■ Stated task
Word for word, print each line of the listing below; pictures stay out.
[Begin]
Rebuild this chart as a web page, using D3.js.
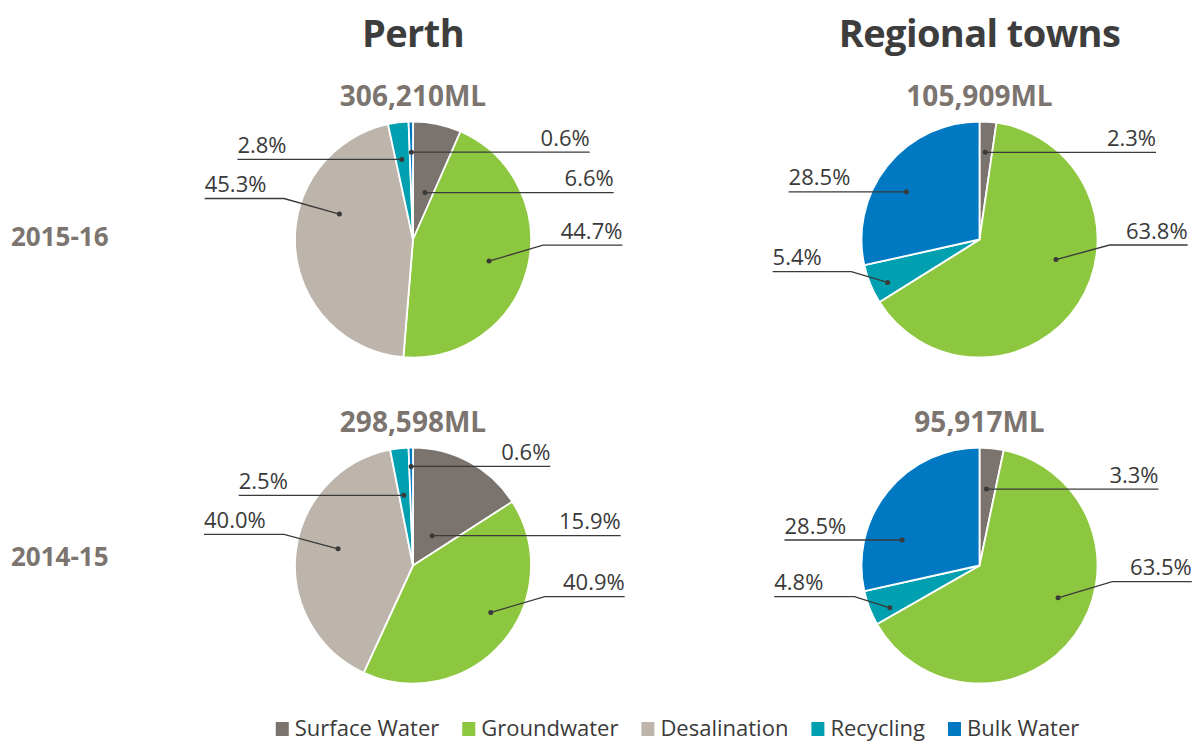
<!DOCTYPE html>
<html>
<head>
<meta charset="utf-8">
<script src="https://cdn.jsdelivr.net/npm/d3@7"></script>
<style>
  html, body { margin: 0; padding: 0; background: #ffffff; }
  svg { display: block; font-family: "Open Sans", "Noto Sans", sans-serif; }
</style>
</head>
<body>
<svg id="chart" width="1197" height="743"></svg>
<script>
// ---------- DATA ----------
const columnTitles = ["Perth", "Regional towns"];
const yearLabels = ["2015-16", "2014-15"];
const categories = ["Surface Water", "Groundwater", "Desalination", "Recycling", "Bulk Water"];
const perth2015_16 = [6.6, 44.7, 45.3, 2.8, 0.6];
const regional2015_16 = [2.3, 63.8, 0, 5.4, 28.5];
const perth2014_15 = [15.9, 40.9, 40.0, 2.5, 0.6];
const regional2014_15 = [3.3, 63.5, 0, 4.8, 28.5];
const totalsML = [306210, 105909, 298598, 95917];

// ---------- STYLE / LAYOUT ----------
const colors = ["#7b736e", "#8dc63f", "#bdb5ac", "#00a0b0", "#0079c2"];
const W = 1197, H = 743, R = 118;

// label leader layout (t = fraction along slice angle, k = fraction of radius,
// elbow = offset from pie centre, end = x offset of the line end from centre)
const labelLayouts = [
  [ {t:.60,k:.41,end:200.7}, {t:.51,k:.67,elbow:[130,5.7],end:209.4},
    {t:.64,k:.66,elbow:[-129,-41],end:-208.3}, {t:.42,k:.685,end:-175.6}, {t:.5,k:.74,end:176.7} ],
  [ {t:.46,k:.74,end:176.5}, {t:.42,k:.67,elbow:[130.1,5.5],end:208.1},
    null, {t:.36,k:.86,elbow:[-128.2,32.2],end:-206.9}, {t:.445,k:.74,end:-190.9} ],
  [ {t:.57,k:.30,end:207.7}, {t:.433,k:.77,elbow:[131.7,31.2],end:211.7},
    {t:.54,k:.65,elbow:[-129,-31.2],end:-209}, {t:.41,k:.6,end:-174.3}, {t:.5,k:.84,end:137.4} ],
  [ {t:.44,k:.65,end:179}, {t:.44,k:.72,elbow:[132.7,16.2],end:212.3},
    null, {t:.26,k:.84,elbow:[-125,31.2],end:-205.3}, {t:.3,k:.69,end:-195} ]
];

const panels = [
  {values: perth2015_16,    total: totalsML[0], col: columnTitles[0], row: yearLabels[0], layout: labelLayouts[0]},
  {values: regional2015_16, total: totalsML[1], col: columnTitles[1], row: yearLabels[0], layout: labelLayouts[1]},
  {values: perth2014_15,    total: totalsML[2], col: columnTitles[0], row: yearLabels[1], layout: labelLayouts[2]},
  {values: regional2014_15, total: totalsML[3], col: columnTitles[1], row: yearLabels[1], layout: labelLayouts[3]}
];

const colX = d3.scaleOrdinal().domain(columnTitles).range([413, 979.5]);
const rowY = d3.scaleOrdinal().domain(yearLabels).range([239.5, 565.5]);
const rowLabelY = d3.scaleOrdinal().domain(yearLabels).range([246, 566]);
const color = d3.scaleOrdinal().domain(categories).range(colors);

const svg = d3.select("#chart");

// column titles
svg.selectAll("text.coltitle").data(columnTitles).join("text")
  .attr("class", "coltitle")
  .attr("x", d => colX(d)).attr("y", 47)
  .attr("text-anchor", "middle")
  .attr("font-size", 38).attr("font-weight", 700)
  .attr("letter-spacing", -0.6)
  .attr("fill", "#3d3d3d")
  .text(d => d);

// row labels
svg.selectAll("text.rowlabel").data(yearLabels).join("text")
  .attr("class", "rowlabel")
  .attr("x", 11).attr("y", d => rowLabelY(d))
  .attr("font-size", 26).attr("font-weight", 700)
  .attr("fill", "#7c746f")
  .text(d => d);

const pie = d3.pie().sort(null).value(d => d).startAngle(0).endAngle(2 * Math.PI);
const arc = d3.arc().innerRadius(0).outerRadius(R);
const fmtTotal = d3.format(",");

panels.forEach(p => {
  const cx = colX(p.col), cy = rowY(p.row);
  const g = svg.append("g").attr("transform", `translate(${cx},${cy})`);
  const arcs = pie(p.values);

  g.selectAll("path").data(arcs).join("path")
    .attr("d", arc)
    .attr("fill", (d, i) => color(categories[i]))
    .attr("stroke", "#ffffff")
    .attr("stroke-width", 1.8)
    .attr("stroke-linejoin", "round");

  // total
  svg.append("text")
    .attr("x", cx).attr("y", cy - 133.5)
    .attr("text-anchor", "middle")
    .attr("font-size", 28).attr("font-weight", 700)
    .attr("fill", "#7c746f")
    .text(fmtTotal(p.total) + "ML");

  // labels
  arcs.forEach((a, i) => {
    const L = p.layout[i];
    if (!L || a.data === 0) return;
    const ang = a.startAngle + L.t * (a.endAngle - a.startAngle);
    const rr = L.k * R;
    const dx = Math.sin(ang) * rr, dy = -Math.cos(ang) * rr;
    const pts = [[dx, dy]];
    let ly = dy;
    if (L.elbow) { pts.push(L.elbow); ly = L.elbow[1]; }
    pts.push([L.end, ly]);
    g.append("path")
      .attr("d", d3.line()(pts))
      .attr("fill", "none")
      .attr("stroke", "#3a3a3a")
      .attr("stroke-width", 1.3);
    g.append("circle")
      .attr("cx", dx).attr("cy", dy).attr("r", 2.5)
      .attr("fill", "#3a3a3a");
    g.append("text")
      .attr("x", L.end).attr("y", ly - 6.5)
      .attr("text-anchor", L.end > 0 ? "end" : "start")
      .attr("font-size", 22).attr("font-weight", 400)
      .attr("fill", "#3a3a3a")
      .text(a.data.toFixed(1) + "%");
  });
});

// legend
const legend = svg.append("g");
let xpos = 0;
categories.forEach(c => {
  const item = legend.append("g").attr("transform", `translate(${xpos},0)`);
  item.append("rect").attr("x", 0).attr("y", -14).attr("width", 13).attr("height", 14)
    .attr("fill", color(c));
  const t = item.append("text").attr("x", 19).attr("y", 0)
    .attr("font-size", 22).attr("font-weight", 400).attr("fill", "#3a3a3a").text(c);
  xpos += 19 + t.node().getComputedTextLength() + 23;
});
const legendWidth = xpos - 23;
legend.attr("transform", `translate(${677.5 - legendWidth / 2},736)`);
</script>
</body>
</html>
[End]
■ Solution
Rebuild this chart as a web page, using D3.js.
<!DOCTYPE html>
<html>
<head>
<meta charset="utf-8">
<script src="https://cdn.jsdelivr.net/npm/d3@7"></script>
<style>
  html, body { margin: 0; padding: 0; background: #ffffff; }
  svg { display: block; font-family: "Open Sans", "Noto Sans", sans-serif; }
</style>
</head>
<body>
<svg id="chart" width="1197" height="743"></svg>
<script>
// ---------- DATA ----------
const columnTitles = ["Perth", "Regional towns"];
const yearLabels = ["2015-16", "2014-15"];
const categories = ["Surface Water", "Groundwater", "Desalination", "Recycling", "Bulk Water"];
const perth2015_16 = [6.6, 44.7, 45.3, 2.8, 0.6];
const regional2015_16 = [2.3, 63.8, 0, 5.4, 28.5];
const perth2014_15 = [15.9, 40.9, 40.0, 2.5, 0.6];
const regional2014_15 = [3.3, 63.5, 0, 4.8, 28.5];
const totalsML = [306210, 105909, 298598, 95917];

// ---------- STYLE / LAYOUT ----------
const colors = ["#7b736e", "#8dc63f", "#bdb5ac", "#00a0b0", "#0079c2"];
const W = 1197, H = 743, R = 118;

// label leader layout (t = fraction along slice angle, k = fraction of radius,
// elbow = offset from pie centre, end = x offset of the line end from centre)
const labelLayouts = [
  [ {t:.60,k:.41,end:200.7}, {t:.51,k:.67,elbow:[130,5.7],end:209.4},
    {t:.64,k:.66,elbow:[-129,-41],end:-208.3}, {t:.42,k:.685,end:-175.6}, {t:.5,k:.74,end:176.7} ],
  [ {t:.46,k:.74,end:176.5}, {t:.42,k:.67,elbow:[130.1,5.5],end:208.1},
    null, {t:.36,k:.86,elbow:[-128.2,32.2],end:-206.9}, {t:.445,k:.74,end:-190.9} ],
  [ {t:.57,k:.30,end:207.7}, {t:.433,k:.77,elbow:[131.7,31.2],end:211.7},
    {t:.54,k:.65,elbow:[-129,-31.2],end:-209}, {t:.41,k:.6,end:-174.3}, {t:.5,k:.84,end:137.4} ],
  [ {t:.44,k:.65,end:179}, {t:.44,k:.72,elbow:[132.7,16.2],end:212.3},
    null, {t:.26,k:.84,elbow:[-125,31.2],end:-205.3}, {t:.3,k:.69,end:-195} ]
];

const panels = [
  {values: perth2015_16,    total: totalsML[0], col: columnTitles[0], row: yearLabels[0], layout: labelLayouts[0]},
  {values: regional2015_16, total: totalsML[1], col: columnTitles[1], row: yearLabels[0], layout: labelLayouts[1]},
  {values: perth2014_15,    total: totalsML[2], col: columnTitles[0], row: yearLabels[1], layout: labelLayouts[2]},
  {values: regional2014_15, total: totalsML[3], col: columnTitles[1], row: yearLabels[1], layout: labelLayouts[3]}
];

const colX = d3.scaleOrdinal().domain(columnTitles).range([413, 979.5]);
const rowY = d3.scaleOrdinal().domain(yearLabels).range([239.5, 565.5]);
const rowLabelY = d3.scaleOrdinal().domain(yearLabels).range([246, 566]);
const color = d3.scaleOrdinal().domain(categories).range(colors);

const svg = d3.select("#chart");

// column titles
svg.selectAll("text.coltitle").data(columnTitles).join("text")
  .attr("class", "coltitle")
  .attr("x", d => colX(d)).attr("y", 47)
  .attr("text-anchor", "middle")
  .attr("font-size", 38).attr("font-weight", 700)
  .attr("letter-spacing", -0.6)
  .attr("fill", "#3d3d3d")
  .text(d => d);

// row labels
svg.selectAll("text.rowlabel").data(yearLabels).join("text")
  .attr("class", "rowlabel")
  .attr("x", 11).attr("y", d => rowLabelY(d))
  .attr("font-size", 26).attr("font-weight", 700)
  .attr("fill", "#7c746f")
  .text(d => d);

const pie = d3.pie().sort(null).value(d => d).startAngle(0).endAngle(2 * Math.PI);
const arc = d3.arc().innerRadius(0).outerRadius(R);
const fmtTotal = d3.format(",");

panels.forEach(p => {
  const cx = colX(p.col), cy = rowY(p.row);
  const g = svg.append("g").attr("transform", `translate(${cx},${cy})`);
  const arcs = pie(p.values);

  g.selectAll("path").data(arcs).join("path")
    .attr("d", arc)
    .attr("fill", (d, i) => color(categories[i]))
    .attr("stroke", "#ffffff")
    .attr("stroke-width", 1.8)
    .attr("stroke-linejoin", "round");

  // total
  svg.append("text")
    .attr("x", cx).attr("y", cy - 133.5)
    .attr("text-anchor", "middle")
    .attr("font-size", 28).attr("font-weight", 700)
    .attr("fill", "#7c746f")
    .text(fmtTotal(p.total) + "ML");

  // labels
  arcs.forEach((a, i) => {
    const L = p.layout[i];
    if (!L || a.data === 0) return;
    const ang = a.startAngle + L.t * (a.endAngle - a.startAngle);
    const rr = L.k * R;
    const dx = Math.sin(ang) * rr, dy = -Math.cos(ang) * rr;
    const pts = [[dx, dy]];
    let ly = dy;
    if (L.elbow) { pts.push(L.elbow); ly = L.elbow[1]; }
    pts.push([L.end, ly]);
    g.append("path")
      .attr("d", d3.line()(pts))
      .attr("fill", "none")
      .attr("stroke", "#3a3a3a")
      .attr("stroke-width", 1.3);
    g.append("circle")
      .attr("cx", dx).attr("cy", dy).attr("r", 2.5)
      .attr("fill", "#3a3a3a");
    g.append("text")
      .attr("x", L.end).attr("y", ly - 6.5)
      .attr("text-anchor", L.end > 0 ? "end" : "start")
      .attr("font-size", 22).attr("font-weight", 400)
      .attr("fill", "#3a3a3a")
      .text(a.data.toFixed(1) + "%");
  });
});

// legend
const legend = svg.append("g");
let xpos = 0;
categories.forEach(c => {
  const item = legend.append("g").attr("transform", `translate(${xpos},0)`);
  item.append("rect").attr("x", 0).attr("y", -14).attr("width", 13).attr("height", 14)
    .attr("fill", color(c));
  const t = item.append("text").attr("x", 19).attr("y", 0)
    .attr("font-size", 22).attr("font-weight", 400).attr("fill", "#3a3a3a").text(c);
  xpos += 19 + t.node().getComputedTextLength() + 23;
});
const legendWidth = xpos - 23;
legend.attr("transform", `translate(${677.5 - legendWidth / 2},736)`);
</script>
</body>
</html>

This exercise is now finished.